* PROBLEM TO SOLVE *
Beginning at the first line of the data, print each line exactly, stopping after the line that contains "return 1 - y / H".
--- BEGIN SUPPLIED MATERIAL ---
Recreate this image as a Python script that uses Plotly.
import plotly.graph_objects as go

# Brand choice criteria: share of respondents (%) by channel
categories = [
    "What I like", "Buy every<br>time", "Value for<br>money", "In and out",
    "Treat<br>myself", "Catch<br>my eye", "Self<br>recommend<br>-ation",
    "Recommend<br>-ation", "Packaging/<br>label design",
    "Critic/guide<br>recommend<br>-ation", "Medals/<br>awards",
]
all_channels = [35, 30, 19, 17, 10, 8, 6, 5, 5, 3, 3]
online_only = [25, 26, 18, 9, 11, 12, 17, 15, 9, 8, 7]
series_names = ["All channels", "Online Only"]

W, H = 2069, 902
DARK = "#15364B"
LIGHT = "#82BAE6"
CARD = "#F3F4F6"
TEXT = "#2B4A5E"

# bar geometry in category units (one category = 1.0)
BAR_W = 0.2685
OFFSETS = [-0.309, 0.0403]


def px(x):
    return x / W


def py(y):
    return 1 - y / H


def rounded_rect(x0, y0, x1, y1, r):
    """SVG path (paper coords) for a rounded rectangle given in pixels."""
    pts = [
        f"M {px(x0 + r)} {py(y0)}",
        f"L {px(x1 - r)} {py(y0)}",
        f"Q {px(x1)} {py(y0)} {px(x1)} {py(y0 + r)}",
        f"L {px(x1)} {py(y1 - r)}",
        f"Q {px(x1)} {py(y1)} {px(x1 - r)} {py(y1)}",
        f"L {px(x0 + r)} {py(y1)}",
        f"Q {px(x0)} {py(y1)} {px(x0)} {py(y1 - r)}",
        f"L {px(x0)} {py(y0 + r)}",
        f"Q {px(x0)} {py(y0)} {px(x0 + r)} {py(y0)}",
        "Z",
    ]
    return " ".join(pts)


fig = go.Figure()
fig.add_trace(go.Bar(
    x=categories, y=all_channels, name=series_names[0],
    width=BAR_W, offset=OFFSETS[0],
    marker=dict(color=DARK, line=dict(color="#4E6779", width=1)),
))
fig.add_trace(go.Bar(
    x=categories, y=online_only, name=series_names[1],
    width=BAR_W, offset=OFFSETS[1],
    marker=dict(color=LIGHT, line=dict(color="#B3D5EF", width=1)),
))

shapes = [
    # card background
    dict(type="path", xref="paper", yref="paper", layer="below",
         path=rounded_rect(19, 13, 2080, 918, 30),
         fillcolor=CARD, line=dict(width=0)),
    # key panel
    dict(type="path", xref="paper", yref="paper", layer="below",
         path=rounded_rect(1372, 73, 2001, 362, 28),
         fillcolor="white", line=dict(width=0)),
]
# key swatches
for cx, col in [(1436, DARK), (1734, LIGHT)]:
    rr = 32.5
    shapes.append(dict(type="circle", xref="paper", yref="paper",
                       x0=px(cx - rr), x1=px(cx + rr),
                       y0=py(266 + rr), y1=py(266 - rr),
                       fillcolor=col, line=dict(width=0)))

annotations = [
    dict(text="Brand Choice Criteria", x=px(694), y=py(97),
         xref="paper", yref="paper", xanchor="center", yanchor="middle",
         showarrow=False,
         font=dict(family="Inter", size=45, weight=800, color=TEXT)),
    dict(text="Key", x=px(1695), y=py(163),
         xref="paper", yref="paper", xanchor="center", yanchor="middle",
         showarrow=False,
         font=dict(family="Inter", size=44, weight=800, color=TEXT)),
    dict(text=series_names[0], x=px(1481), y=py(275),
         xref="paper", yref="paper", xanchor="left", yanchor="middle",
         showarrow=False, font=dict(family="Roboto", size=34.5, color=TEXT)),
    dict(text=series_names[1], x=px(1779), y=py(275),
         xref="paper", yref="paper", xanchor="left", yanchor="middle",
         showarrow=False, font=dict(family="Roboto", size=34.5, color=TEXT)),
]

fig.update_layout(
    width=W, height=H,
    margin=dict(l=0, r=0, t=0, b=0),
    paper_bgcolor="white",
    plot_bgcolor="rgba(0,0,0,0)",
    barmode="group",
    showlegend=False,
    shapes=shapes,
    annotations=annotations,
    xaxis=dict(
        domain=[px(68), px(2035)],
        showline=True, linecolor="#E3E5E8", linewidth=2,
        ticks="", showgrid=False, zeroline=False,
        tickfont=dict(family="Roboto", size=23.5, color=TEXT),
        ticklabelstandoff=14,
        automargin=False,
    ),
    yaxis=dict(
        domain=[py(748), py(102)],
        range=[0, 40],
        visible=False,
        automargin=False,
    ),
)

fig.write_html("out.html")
--- END SUPPLIED MATERIAL ---
* OUTPUT OF THE TASK *
Recreate this image as a Python script that uses Plotly.
import plotly.graph_objects as go

# Brand choice criteria: share of respondents (%) by channel
categories = [
    "What I like", "Buy every<br>time", "Value for<br>money", "In and out",
    "Treat<br>myself", "Catch<br>my eye", "Self<br>recommend<br>-ation",
    "Recommend<br>-ation", "Packaging/<br>label design",
    "Critic/guide<br>recommend<br>-ation", "Medals/<br>awards",
]
all_channels = [35, 30, 19, 17, 10, 8, 6, 5, 5, 3, 3]
online_only = [25, 26, 18, 9, 11, 12, 17, 15, 9, 8, 7]
series_names = ["All channels", "Online Only"]

W, H = 2069, 902
DARK = "#15364B"
LIGHT = "#82BAE6"
CARD = "#F3F4F6"
TEXT = "#2B4A5E"

# bar geometry in category units (one category = 1.0)
BAR_W = 0.2685
OFFSETS = [-0.309, 0.0403]


def px(x):
    return x / W


def py(y):
    return 1 - y / H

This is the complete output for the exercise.